Ieng Sary: Je n’étais au courant de la capture du «Mayaguez» qu’au moment où j’ai écouté les nouvelles de la «Voix de l’Amérique».

Nous avions convoqué à Phnom Penh le commandant local et ce dernier a confirmé la capture du bateau par nos combattants.

Nous décidâmes de relâcher immédiatement le «Mayaguez». le commandant local est retourné la nuit même à Sihanoukville et l’équipage du bateau a été libéré.

Mais nous n’avions diffusé la nouvelle par notre radio que le lendemain matin. Ce matin-là, les Américains ont bombardé Ream et Sihanoukville.

James Pringle: Pensez-vous que la décision prise par le commandant local est juste en capturant le bateau?

Ieng Sary: Le «Mayaguez» était manifestement dans nos eaux territoriales et bien que nos combattants ne fussent pas des techniciens, ils avaient découvert à bord un matériel radio indiquant que le «Mayaguez» était un bateau-espion.

Aussi leur décision de capturer le bateau était juste.

James Pringle: Est-ce que votre gouvernement respecte la religion bouddhiste au Cambodge?

Ieng Sary: Nous respectons les croyances religieuses de chacun. La population jouit de la liberté de croyance mais elle doit respecter les lois de l’Etat. Les pagodes au Cambodge sont ouvertes.

James Pringle: Qu’est-il advenu des officiers du régime de Lon Nol?

Ieng Sary: Actuellement, ils participent à la production agricole. Nous les applaudirons s’ils sont sincères et s’ils peuvent participer à la vie cambodgienne.

Dans notre administration nous utiliserons les personnes de l’ancien régime qui sont sincères.

James Pringle: L’ancien Premier Ministre Long Boret est-il mort ou vivant?

Ieng Sary: Mort ou vivant, il est un traître, et était déjà condamné par le peuple et le Congrès.
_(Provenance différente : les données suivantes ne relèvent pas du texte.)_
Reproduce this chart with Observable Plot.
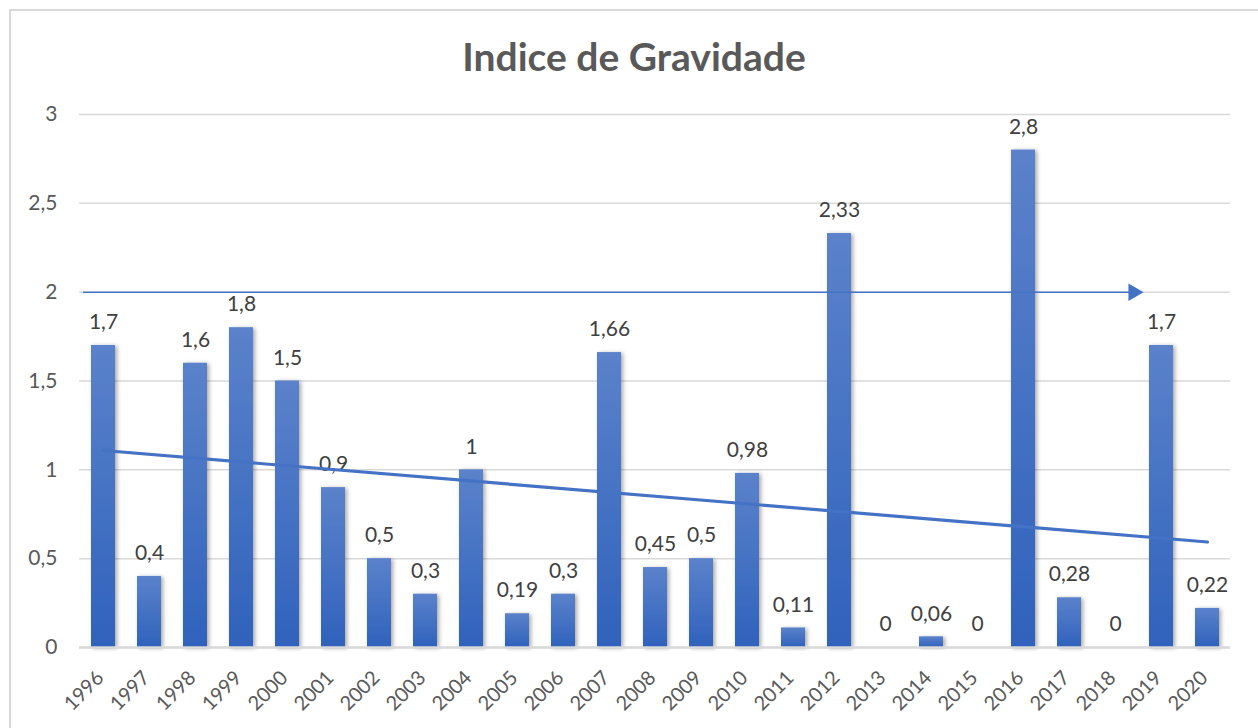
<!DOCTYPE html>
<html><head><meta charset="utf-8">
<script src="https://cdn.jsdelivr.net/npm/d3@7"></script>
<script src="https://cdn.jsdelivr.net/npm/@observablehq/plot@0.6"></script>
<style>
body{margin:0;background:#fff;}
#wrap{position:relative;width:1258px;height:728px;overflow:hidden;font-family:Lato, sans-serif;background:#fff;}
#frame{position:absolute;left:9px;top:9px;width:1300px;height:800px;border:2px solid #d9d9d9;box-sizing:border-box;}
#title{position:absolute;top:32px;left:0;width:1268px;text-align:center;font-size:39px;line-height:48px;font-weight:bold;color:#595959;}
#chart{position:absolute;left:0;top:0;}
</style></head><body>
<div id="wrap"><div id="frame"></div><div id="chart"></div><div id="title">Indice de Gravidade</div></div>
<script>
const years = ["1996","1997","1998","1999","2000","2001","2002","2003","2004","2005","2006","2007","2008","2009","2010","2011","2012","2013","2014","2015","2016","2017","2018","2019","2020"];
const values = [1.7,0.4,1.6,1.8,1.5,0.9,0.5,0.3,1,0.19,0.3,1.66,0.45,0.5,0.98,0.11,2.33,0,0.06,0,2.8,0.28,0,1.7,0.22];
const yTicks = [0,0.5,1,1.5,2,2.5,3];
const arrowLevel = 2;
const arrowFrom = "1996";
const arrowTo = "2018";

const fmt = v => String(v).replace(".", ",");
const data = years.map((y, i) => ({year: y, value: values[i]}));

// linear trendline (least squares over year index), like Excel's
const n = values.length;
const idx = values.map((_, i) => i + 1);
const mx = d3.mean(idx), my = d3.mean(values);
const slope = d3.sum(idx, (x, i) => (x - mx) * (values[i] - my)) / d3.sum(idx, x => (x - mx) ** 2);
const icpt = my - slope * mx;
const trend = [
  {year: years[0], value: icpt + slope * 1},
  {year: years[n - 1], value: icpt + slope * n}
];

const defs = () => {
  const d = d3.create("svg:defs");
  const g = d.append("linearGradient").attr("id", "barGrad").attr("x1", 0).attr("y1", 0).attr("x2", 0).attr("y2", 1);
  g.append("stop").attr("offset", "0%").attr("stop-color", "#5b82cb");
  g.append("stop").attr("offset", "100%").attr("stop-color", "#2f62bc");
  const f = d.append("filter").attr("id", "shadow").attr("x", "-50%").attr("y", "-10%").attr("width", "200%").attr("height", "130%");
  f.append("feDropShadow").attr("dx", 2).attr("dy", 1).attr("stdDeviation", 2).attr("flood-color", "#000").attr("flood-opacity", 0.35);
  return d.node();
};

const chart = Plot.plot({
  width: 1258,
  height: 728,
  marginTop: 114,
  marginBottom: 81,
  marginLeft: 79,
  marginRight: 28,
  style: {fontFamily: "Lato, sans-serif", fontSize: "21px", color: "#595959", background: "transparent"},
  x: {domain: years, paddingInner: 0.48, paddingOuter: 0.25, label: null},
  y: {domain: [0, 3], label: null},
  marks: [
    defs,
    Plot.gridY(yTicks, {stroke: "#d9d9d9", strokeOpacity: 1, strokeWidth: 1.5}),
    Plot.barY(data, {x: "year", y: "value", fill: "url(#barGrad)"}),
    Plot.ruleY([0], {stroke: "#d9d9d9", strokeWidth: 2.5}),
    Plot.axisY({ticks: yTicks, tickFormat: fmt, tickSize: 0, tickPadding: 22, fontSize: 21, fill: "#595959"}),
    Plot.axisX({tickSize: 0, tickRotate: -45, tickPadding: 20, fontSize: 20, fill: "#595959", dx: -3, dy: 7}),
    Plot.text(data, {x: "year", y: "value", text: d => fmt(d.value), dy: -23, fontSize: 21, fill: "#404040"}),
    Plot.line(trend, {x: "year", y: "value", stroke: "#4472c4", strokeWidth: 3.2}),
    Plot.arrow([{from: arrowFrom, to: arrowTo, y: arrowLevel}], {x1: "from", x2: "to", y1: "y", y2: "y", stroke: "#4472c4", strokeWidth: 1.5, headLength: 0, insetStart: -20, insetEnd: -22}),
    Plot.dot([{x: arrowTo, y: arrowLevel}], {x: "x", y: "y", symbol: "triangle", rotate: 90, r: 6.5, fill: "#4472c4", dx: 18})
  ]
});
d3.select(chart).selectAll("rect").filter(function(){ return this.getAttribute("fill") === "url(#barGrad)" || (this.parentNode && this.parentNode.getAttribute("fill") === "url(#barGrad)"); }).attr("filter", "url(#shadow)");
document.getElementById("chart").appendChild(chart);
</script>
</body></html>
James Pringle: Accepterez-vous l’aide d’autres pays?

Ieng Sary: Nous avons encore beaucoup de problèmes au Cambodge du fait des ravages de la guerre.

Par exemple, nous n’avons pas encore un service postal international. Nous accepterons l’aide sans condition des pays amis.

Mais nous maintiendrons notre position d’indépendance et défendrons notre souveraineté. Notre révolution est basée sur notre caractère national cambodgien. Nous ne copions personne.